J’ai envoyé une photo de cette page à JoPrincesse, le passage avec le noyau surligné. Évidemment, elle l’avait déjà lu (enceinte). M’a confirmé les échos.


[écrire avec un nouveau-né] Ce n’était pas facile, mais je l’ai fait, parce que je suis un animal.  Qui parle de victoire ? Surmonter est tout. Je me retrouve dans mes excès, dans mes ambitions littéraires, dans mes pensées coupables, dans tout ce qui chez moi n’est pas d’une mère. […] J’aime savoir que j’étais, que je suis cette fille-là.

Pour eux, j’ai accepté la monogamie, le travail diurne, la patience, l’impatience. J’ai acceptée d’être touchée, bousculée, mordue, interrompue, plus jamais seule même dans mon bain.

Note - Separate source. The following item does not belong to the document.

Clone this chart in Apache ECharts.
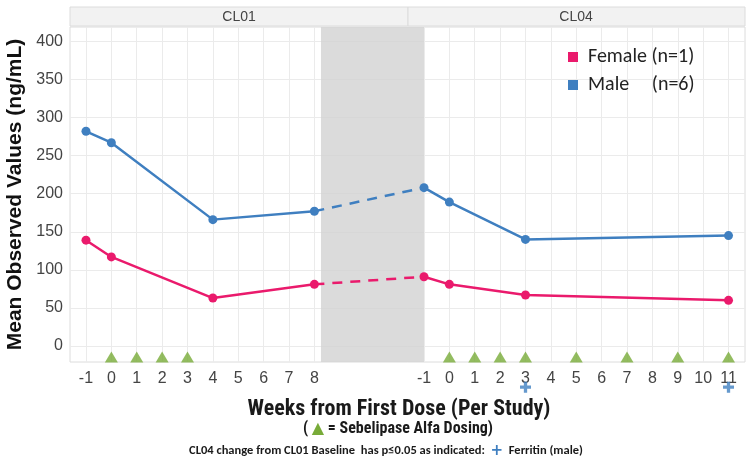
<!DOCTYPE html>
<html>
<head>
<meta charset="utf-8">
<script src="https://cdn.jsdelivr.net/npm/echarts@6/dist/echarts.min.js"></script>
<style>
html,body{margin:0;padding:0;background:#fff;}
#c{width:750px;height:461px;}
</style>
</head>
<body>
<div id="c"></div>
<script>
// ---- data ----
const studies = ['CL01', 'CL04'];
const cl01Ticks = [-1, 0, 1, 2, 3, 4, 5, 6, 7, 8];
const cl04Ticks = [-1, 0, 1, 2, 3, 4, 5, 6, 7, 8, 9, 10, 11];
const yTicks = [0, 50, 100, 150, 200, 250, 300, 350, 400];

const cl01Weeks = [-1, 0, 4, 8];
const cl04Weeks = [-1, 0, 3, 11];
const femaleCL01 = [139, 117, 63, 81];
const femaleCL04 = [91, 81, 67, 60];
const maleCL01 = [282, 267, 166, 177];
const maleCL04 = [208, 189, 140, 145];

const dosingCL01 = [0, 1, 2, 3];
const dosingCL04 = [0, 1, 2, 3, 5, 7, 9, 11];
const ferritinSigCL04 = [3, 11];

const femaleName = 'Female (n=1)';
const maleName = 'Male     (n=6)';

// ---- layout helpers ----
const CL04_OFFSET = 13.32;          // axis units where CL04 week -1 sits
const posCL01 = w => w + 1;
const posCL04 = w => w + 1 + CL04_OFFSET;
const BAND = [9.26, CL04_OFFSET];
const TRI_Y = -14.5;
const PLUS_Y = -54;

const pink = '#ea1a6c';
const blue = '#3f7fc0';
const green = '#78ab38';
const arial = "'Liberation Sans', Arial, sans-serif";
const narrow = "'Roboto Condensed', 'Liberation Sans', sans-serif";
const calibri = "Carlito, Lato, sans-serif";

const pairs = (weeks, vals, f) => weeks.map((w, i) => [f(w), vals[i]]);

const tickPositions = cl01Ticks.map(posCL01).concat(cl04Ticks.map(posCL04));
const tickLabelMap = {};
cl01Ticks.forEach(w => tickLabelMap[posCL01(w).toFixed(2)] = String(w));
cl04Ticks.forEach(w => tickLabelMap[posCL04(w).toFixed(2)] = String(w));

function solid(name, data, color) {
  return {
    name, type: 'line', data, z: 4,
    symbol: 'circle', symbolSize: 9,
    lineStyle: { color, width: 2.5 },
    itemStyle: { color },
    emphasis: { disabled: true }
  };
}
function dashed(name, data, color) {
  return {
    name, type: 'line', data, z: 3,
    showSymbol: false, symbol: 'none',
    lineStyle: { color, width: 2.5, type: [10, 8] },
    itemStyle: { color },
    emphasis: { disabled: true }
  };
}

const chart = echarts.init(document.getElementById('c'), null, { renderer: 'canvas' });
chart.setOption({
  animation: false,
  backgroundColor: '#fff',
  grid: {
    left: 70, right: 5, top: 27, bottom: 99,
    containLabel: false, outerBoundsMode: 'none',
    show: true, borderColor: '#dcdcdc', borderWidth: 1
  },
  legend: {
    data: [femaleName, maleName],
    orient: 'vertical', left: 563, top: 42,
    icon: 'rect', itemWidth: 10, itemHeight: 10, itemGap: 8,
    textStyle: { fontFamily: calibri, fontSize: 20, color: '#222', padding: [0, 0, 0, 5] },
    selectedMode: false
  },
  xAxis: {
    type: 'value', min: -0.63, max: 25.97,
    axisLine: { show: false },
    axisTick: { show: false, customValues: tickPositions },
    splitLine: { show: true, lineStyle: { color: '#ebebeb', width: 1 } },
    axisLabel: {
      customValues: tickPositions,
      formatter: v => tickLabelMap[v.toFixed(2)] ?? '',
      fontFamily: arial, fontSize: 16, color: '#444', margin: 9
    }
  },
  yAxis: {
    type: 'value', min: -21, max: 419,
    name: 'Mean Observed Values (ng/mL)', nameLocation: 'middle', nameGap: 44,
    nameTextStyle: { fontFamily: arial, fontWeight: 'bold', fontSize: 21, color: '#111' },
    axisLine: { show: false },
    axisTick: { show: false, customValues: yTicks },
    splitLine: { show: true, lineStyle: { color: '#ebebeb', width: 1 } },
    axisLabel: {
      customValues: yTicks,
      fontFamily: arial, fontSize: 16, color: '#444', margin: 7
    }
  },
  series: [
    {
      type: 'line', data: [], z: 1, silent: true,
      markArea: {
        silent: true,
        itemStyle: { color: 'rgba(210,210,210,0.8)' },
        data: [[{ xAxis: BAND[0], yAxis: -21 }, { xAxis: BAND[1], yAxis: 419 }]]
      }
    },
    solid(femaleName, pairs(cl01Weeks, femaleCL01, posCL01), pink),
    dashed(femaleName, [[posCL01(cl01Weeks[cl01Weeks.length - 1]), femaleCL01[femaleCL01.length - 1]], [posCL04(cl04Weeks[0]), femaleCL04[0]]], pink),
    solid(femaleName, pairs(cl04Weeks, femaleCL04, posCL04), pink),
    solid(maleName, pairs(cl01Weeks, maleCL01, posCL01), blue),
    dashed(maleName, [[posCL01(cl01Weeks[cl01Weeks.length - 1]), maleCL01[maleCL01.length - 1]], [posCL04(cl04Weeks[0]), maleCL04[0]]], blue),
    solid(maleName, pairs(cl04Weeks, maleCL04, posCL04), blue),
    {
      type: 'scatter', z: 5, silent: true,
      symbol: 'triangle', symbolSize: [13, 11],
      itemStyle: { color: green },
      data: dosingCL01.map(w => [posCL01(w), TRI_Y]).concat(dosingCL04.map(w => [posCL04(w), TRI_Y]))
    },
    {
      type: 'scatter', z: 5, silent: true, clip: false,
      symbol: 'path://M3.5,0h3v3.5h3.5v3h-3.5v3.5h-3v-3.5h-3.5v-3h3.5z', symbolSize: 11,
      itemStyle: { color: blue },
      data: ferritinSigCL04.map(w => [posCL04(w), PLUS_Y])
    }
  ],
  graphic: [
    { type: 'rect', shape: { x: 70, y: 7, width: 338, height: 19 }, style: { fill: '#f2f2f2', stroke: '#dcdcdc', lineWidth: 1 }, z: 10 },
    { type: 'rect', shape: { x: 408, y: 7, width: 337, height: 19 }, style: { fill: '#f2f2f2', stroke: '#dcdcdc', lineWidth: 1 }, z: 10 },
    { type: 'text', x: 239, y: 17, style: { text: studies[0], fontFamily: arial, fontSize: 14, fill: '#444', textAlign: 'center', textVerticalAlign: 'middle' }, z: 11 },
    { type: 'text', x: 576, y: 17, style: { text: studies[1], fontFamily: arial, fontSize: 14, fill: '#444', textAlign: 'center', textVerticalAlign: 'middle' }, z: 11 },
    { type: 'text', x: 399, y: 409, style: { text: 'Weeks from First Dose (Per Study)', fontFamily: narrow, fontWeight: 'bold', fontSize: 22, fill: '#1a1a1a', textAlign: 'center', textVerticalAlign: 'middle' } },
    { type: 'text', x: 398, y: 429, style: {
        text: '( {t|▲} = Sebelipase Alfa Dosing)',
        fontFamily: narrow, fontWeight: 'bold', fontSize: 16, fill: '#1a1a1a', textAlign: 'center', textVerticalAlign: 'middle',
        rich: { t: { fill: green, fontSize: 16, fontFamily: 'DejaVu Sans' } }
    } },
    { type: 'text', x: 386, y: 451, style: {
        text: 'CL04 change from CL01 Baseline  has p\u22640.05 as indicated:  {p|+}  Ferritin (male)',
        fontFamily: calibri, fontWeight: 'bold', fontSize: 12.5, fill: '#1a1a1a', textAlign: 'center', textVerticalAlign: 'middle',
        rich: { p: { fill: blue, fontSize: 15, fontWeight: 'bold', fontFamily: 'DejaVu Sans' } }
    } }
  ]
});
</script>
</body>
</html>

[…] si j’étais incapable de m’imaginer les abandonner, mon amour pour mes enfants ne signifiait presque rien. Parce que c’est précisément de résister à cette tentation jour après jour qui fait la valeur de mon amour, qui lui donne sa profondeur.

(Je trouve le renversement très beau.)


Et lui, c’était la phrase qui avait fait fondre toutes ses serrures, parce que sans le savoir c’était ça qu’il voulait de toutes ses forces — quelqu’un sur qui il pourrait compter, quelqu’un qui ne partirait pas.

J’adore que ça n’ouvre pas ses serrures, que ça les fasse carrément fondre.


Parfois […] je suis tellement fatiguée de cette vie de famille […] que je caresse un fantasme dans lequel je remplis la petite valise avec laquelle je suis arrivée dans la vie de cet homme […] et je pars. […] je prends un train comme je partais au travail autrefois, je vais dans une ville inconnue, je loue un petit appartement, on me remet les clés, je paye, je remercie, je ferme la porte, j’ouvre la valise, je pose mes affaires à leur place, je m’assois à mon bureau, j’allume une cigarette, et je reprends le cours de ma vie.

Liv Maria full circle, revenue du large.